*** Given data ***
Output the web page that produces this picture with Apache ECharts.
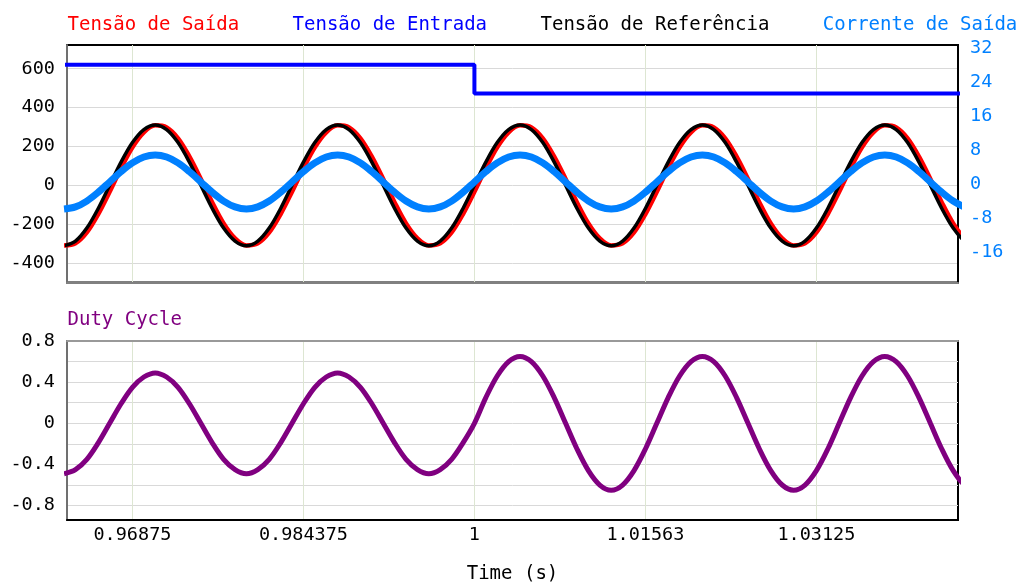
<!DOCTYPE html>
<html><head><meta charset="utf-8">
<script src="https://cdn.jsdelivr.net/npm/echarts@6/dist/echarts.min.js"></script>
<style>html,body{margin:0;padding:0;background:#fff}#c{width:1019px;height:583px}</style>
</head><body><div id="c"></div>
<script>
// ---- data ----
const seriesNames = ['Tensão de Saída', 'Tensão de Entrada', 'Tensão de Referência', 'Corrente de Saída'];
const dutyName = 'Duty Cycle';
const axisTitleX = 'Time (s)';

const times = [0.9625, 0.963542, 0.964583, 0.965625, 0.966667, 0.967708, 0.96875, 0.969792,
  0.970833, 0.971875, 0.972917, 0.973958, 0.975, 0.976042, 0.977083, 0.978125,
  0.979167, 0.980208, 0.98125, 0.982292, 0.983333, 0.984375, 0.985417, 0.986458,
  0.9875, 0.988542, 0.989583, 0.990625, 0.991667, 0.992708, 0.99375, 0.994792,
  0.995833, 0.996875, 0.997917, 0.998958, 1, 1.001042, 1.002083, 1.003125,
  1.004167, 1.005208, 1.00625, 1.007292, 1.008333, 1.009375, 1.010417, 1.011458,
  1.0125, 1.013542, 1.014583, 1.015625, 1.016667, 1.017708, 1.01875, 1.019792,
  1.020833, 1.021875, 1.022917, 1.023958, 1.025, 1.026042, 1.027083, 1.028125,
  1.029167, 1.030208, 1.03125, 1.032292, 1.033333, 1.034375, 1.035417, 1.036458,
  1.0375, 1.038542, 1.039583, 1.040625, 1.041667, 1.042708, 1.04375, 1.044792, 1.045833];

const outputVoltage = [
  -309, -298, -242, -148, -33, 88, 196, 273, 309, 298, 242, 148, 33, -88, -196, -273,
  -309, -298, -242, -148, -33, 88, 196, 273, 309, 298, 242, 148, 33, -88, -196, -273,
  -309, -298, -242, -148, -33, 88, 196, 273, 309, 298, 242, 148, 33, -88, -196, -273,
  -309, -298, -242, -148, -33, 88, 196, 273, 309, 298, 242, 148, 33, -88, -196, -273,
  -309, -298, -242, -148, -33, 88, 196, 273, 309, 298, 242, 148, 33, -88, -196, -273,
  -309];

const referenceVoltage = [
  -311, -287, -220, -119, 0, 119, 220, 287, 311, 287, 220, 119, 0, -119, -220, -287,
  -311, -287, -220, -119, 0, 119, 220, 287, 311, 287, 220, 119, 0, -119, -220, -287,
  -311, -287, -220, -119, 0, 119, 220, 287, 311, 287, 220, 119, 0, -119, -220, -287,
  -311, -287, -220, -119, 0, 119, 220, 287, 311, 287, 220, 119, 0, -119, -220, -287,
  -311, -287, -220, -119, 0, 119, 220, 287, 311, 287, 220, 119, 0, -119, -220, -287,
  -311];

const outputCurrent = [
  -5.93, -5.45, -4.07, -2.0, 0.43, 2.86, 4.93, 6.31, 6.79, 6.31, 4.93, 2.86, 0.43, -2.0, -4.07, -5.45,
  -5.93, -5.45, -4.07, -2.0, 0.43, 2.86, 4.93, 6.31, 6.79, 6.31, 4.93, 2.86, 0.43, -2.0, -4.07, -5.45,
  -5.93, -5.45, -4.07, -2.0, 0.43, 2.86, 4.93, 6.31, 6.79, 6.31, 4.93, 2.86, 0.43, -2.0, -4.07, -5.45,
  -5.93, -5.45, -4.07, -2.0, 0.43, 2.86, 4.93, 6.31, 6.79, 6.31, 4.93, 2.86, 0.43, -2.0, -4.07, -5.45,
  -5.93, -5.45, -4.07, -2.0, 0.43, 2.86, 4.93, 6.31, 6.79, 6.31, 4.93, 2.86, 0.43, -2.0, -4.07, -5.45,
  -5.93];

const dutyCycle = [
  -0.49, -0.45, -0.35, -0.19, 0, 0.19, 0.35, 0.45, 0.49, 0.45, 0.35, 0.19, 0, -0.19, -0.35, -0.45,
  -0.49, -0.45, -0.35, -0.19, 0, 0.19, 0.35, 0.45, 0.49, 0.45, 0.35, 0.19, 0, -0.19, -0.35, -0.45,
  -0.49, -0.45, -0.35, -0.19,
  0, 0.25, 0.46, 0.60, 0.65, 0.60, 0.46, 0.25, 0, -0.25, -0.46, -0.60,
  -0.65, -0.60, -0.46, -0.25, 0, 0.25, 0.46, 0.60, 0.65, 0.60, 0.46, 0.25, 0, -0.25, -0.46, -0.60,
  -0.65, -0.60, -0.46, -0.25, 0, 0.25, 0.46, 0.60, 0.65, 0.60, 0.46, 0.25, 0, -0.25, -0.46, -0.60,
  -0.65];

const inputTimes = [0.9625, 1, 1, 1.0459];
const inputVoltage = [620, 620, 472, 472];

const xTickValues = [0.96875, 0.984375, 1, 1.015625, 1.03125];
const xTickLabels = ['0.96875', '0.984375', '1', '1.01563', '1.03125'];
const voltTicks = [-400, -200, 0, 200, 400, 600];
const currentTicks = [-16, -8, 0, 8, 16, 24, 32];
const dutyLabelTicks = [-0.8, -0.4, 0, 0.4, 0.8];
const dutyGridTicks = [-0.8, -0.6, -0.4, -0.2, 0, 0.2, 0.4, 0.6, 0.8];

// ---- presentation ----
const colors = ['#ff0000', '#0000ff', '#000000', '#0080ff'];
const dutyColor = '#800080';
const FONT = '"DejaVu Sans Mono", monospace';
const X_MIN = 0.96277, X_MAX = 1.04419;
const gridH = '#d9d9d9', gridV = '#dde6d2';
const SMOOTH = 0.33;

const zip = (xs, ys) => xs.map((x, i) => [x, ys[i]]);
const xLabelFmt = v => {
  const i = xTickValues.findIndex(t => Math.abs(t - v) < 1e-7);
  return i >= 0 ? xTickLabels[i] : '';
};

const chart = echarts.init(document.getElementById('c'), null, {renderer: 'canvas'});
chart.setOption({
  animation: false,
  backgroundColor: '#ffffff',
  textStyle: {fontFamily: FONT},
  legend: [
    {
      data: seriesNames.map((n, i) => ({name: n, textStyle: {color: colors[i]}})),
      left: 62.5, top: 15, width: 956, padding: 0, icon: 'none', itemWidth: 0, itemHeight: 20, itemGap: 48.5,
      selectedMode: false, textStyle: {fontFamily: FONT, fontSize: 19}
    },
    {
      data: [{name: dutyName, textStyle: {color: dutyColor}}],
      left: 62.5, top: 310, padding: 0, icon: 'none', itemWidth: 0, itemHeight: 20,
      selectedMode: false, textStyle: {fontFamily: FONT, fontSize: 19}
    }
  ],
  grid: [
    {left: 67, right: 61, top: 45, height: 237.5, show: true, borderColor: '#000', borderWidth: 2,
     backgroundColor: '#fff', outerBoundsMode: 'none', containLabel: false},
    {left: 67, right: 61, top: 341, height: 179, show: true, borderColor: '#000', borderWidth: 2,
     backgroundColor: '#fff', outerBoundsMode: 'none', containLabel: false}
  ],
  xAxis: [
    {
      gridIndex: 0, type: 'value', min: X_MIN, max: X_MAX,
      axisLine: {show: true, onZero: false, lineStyle: {color: '#808080', width: 2}},
      axisTick: {show: false, customValues: xTickValues},
      axisLabel: {show: false, customValues: xTickValues},
      splitLine: {show: true, lineStyle: {color: gridV, width: 1}}
    },
    {
      gridIndex: 1, type: 'value', min: X_MIN, max: X_MAX,
      name: axisTitleX, nameLocation: 'middle', nameGap: 45,
      nameTextStyle: {fontFamily: FONT, fontSize: 19, color: '#000'},
      axisLine: {show: true, onZero: false, lineStyle: {color: '#000', width: 2}},
      axisTick: {show: false, customValues: xTickValues},
      axisLabel: {customValues: xTickValues, formatter: xLabelFmt, color: '#000', fontFamily: FONT, fontSize: 18.5, margin: 6},
      splitLine: {show: true, lineStyle: {color: gridV, width: 1}}
    },
    {
      gridIndex: 1, type: 'value', position: 'top', min: X_MIN, max: X_MAX,
      axisLine: {show: true, onZero: false, lineStyle: {color: '#999999', width: 2}},
      axisTick: {show: false}, axisLabel: {show: false}, splitLine: {show: false}
    }
  ],
  yAxis: [
    {
      gridIndex: 0, type: 'value', min: -500, max: 722,
      axisLine: {show: true, onZero: false, lineStyle: {color: '#707070', width: 2}},
      axisTick: {show: false, customValues: voltTicks},
      axisLabel: {customValues: voltTicks, color: '#000', fontFamily: FONT, fontSize: 18.5, margin: 12},
      splitLine: {show: true, lineStyle: {color: gridH, width: 1}}
    },
    {
      gridIndex: 0, type: 'value', position: 'right', min: -23.26, max: 32.71,
      axisLine: {show: true, onZero: false, lineStyle: {color: '#000', width: 2}},
      axisTick: {show: false, customValues: currentTicks},
      axisLabel: {customValues: currentTicks, color: colors[3], fontFamily: FONT, fontSize: 18.5, margin: 12},
      splitLine: {show: false}
    },
    {
      gridIndex: 1, type: 'value', min: -0.94, max: 0.8,
      axisLine: {show: true, onZero: false, lineStyle: {color: '#707070', width: 2}},
      axisTick: {show: false, customValues: dutyGridTicks},
      axisLabel: {customValues: dutyLabelTicks, color: '#000', fontFamily: FONT, fontSize: 18.5, margin: 12},
      splitLine: {show: true, lineStyle: {color: gridH, width: 1}}
    }
  ],
  series: [
    {name: seriesNames[0], type: 'line', xAxisIndex: 0, yAxisIndex: 0, data: zip(times, outputVoltage),
     smooth: SMOOTH, showSymbol: false, clip: true, lineStyle: {color: colors[0], width: 4.5}, itemStyle: {color: colors[0]}},
    {name: seriesNames[1], type: 'line', xAxisIndex: 0, yAxisIndex: 0, data: zip(inputTimes, inputVoltage),
     showSymbol: false, clip: true, lineStyle: {color: colors[1], width: 4}, itemStyle: {color: colors[1]}},
    {name: seriesNames[2], type: 'line', xAxisIndex: 0, yAxisIndex: 0, data: zip(times, referenceVoltage),
     smooth: SMOOTH, showSymbol: false, clip: true, lineStyle: {color: colors[2], width: 3.5}, itemStyle: {color: colors[2]}},
    {name: seriesNames[3], type: 'line', xAxisIndex: 0, yAxisIndex: 1, data: zip(times, outputCurrent),
     smooth: SMOOTH, showSymbol: false, clip: true, lineStyle: {color: colors[3], width: 7}, itemStyle: {color: colors[3]}},
    {name: dutyName, type: 'line', xAxisIndex: 1, yAxisIndex: 2, data: zip(times, dutyCycle),
     smooth: SMOOTH, showSymbol: false, clip: true, lineStyle: {color: dutyColor, width: 5}, itemStyle: {color: dutyColor}}
  ]
});
</script>
</body></html>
***
* [Task] Quote, exactly and only, the lines from the first line of the data above through the line containing "const axisTitleX = 'Time (s)';". The pictures do not belong in it.

* [Response for this exercise]
Output the web page that produces this picture with Apache ECharts.
<!DOCTYPE html>
<html><head><meta charset="utf-8">
<script src="https://cdn.jsdelivr.net/npm/echarts@6/dist/echarts.min.js"></script>
<style>html,body{margin:0;padding:0;background:#fff}#c{width:1019px;height:583px}</style>
</head><body><div id="c"></div>
<script>
// ---- data ----
const seriesNames = ['Tensão de Saída', 'Tensão de Entrada', 'Tensão de Referência', 'Corrente de Saída'];
const dutyName = 'Duty Cycle';
const axisTitleX = 'Time (s)';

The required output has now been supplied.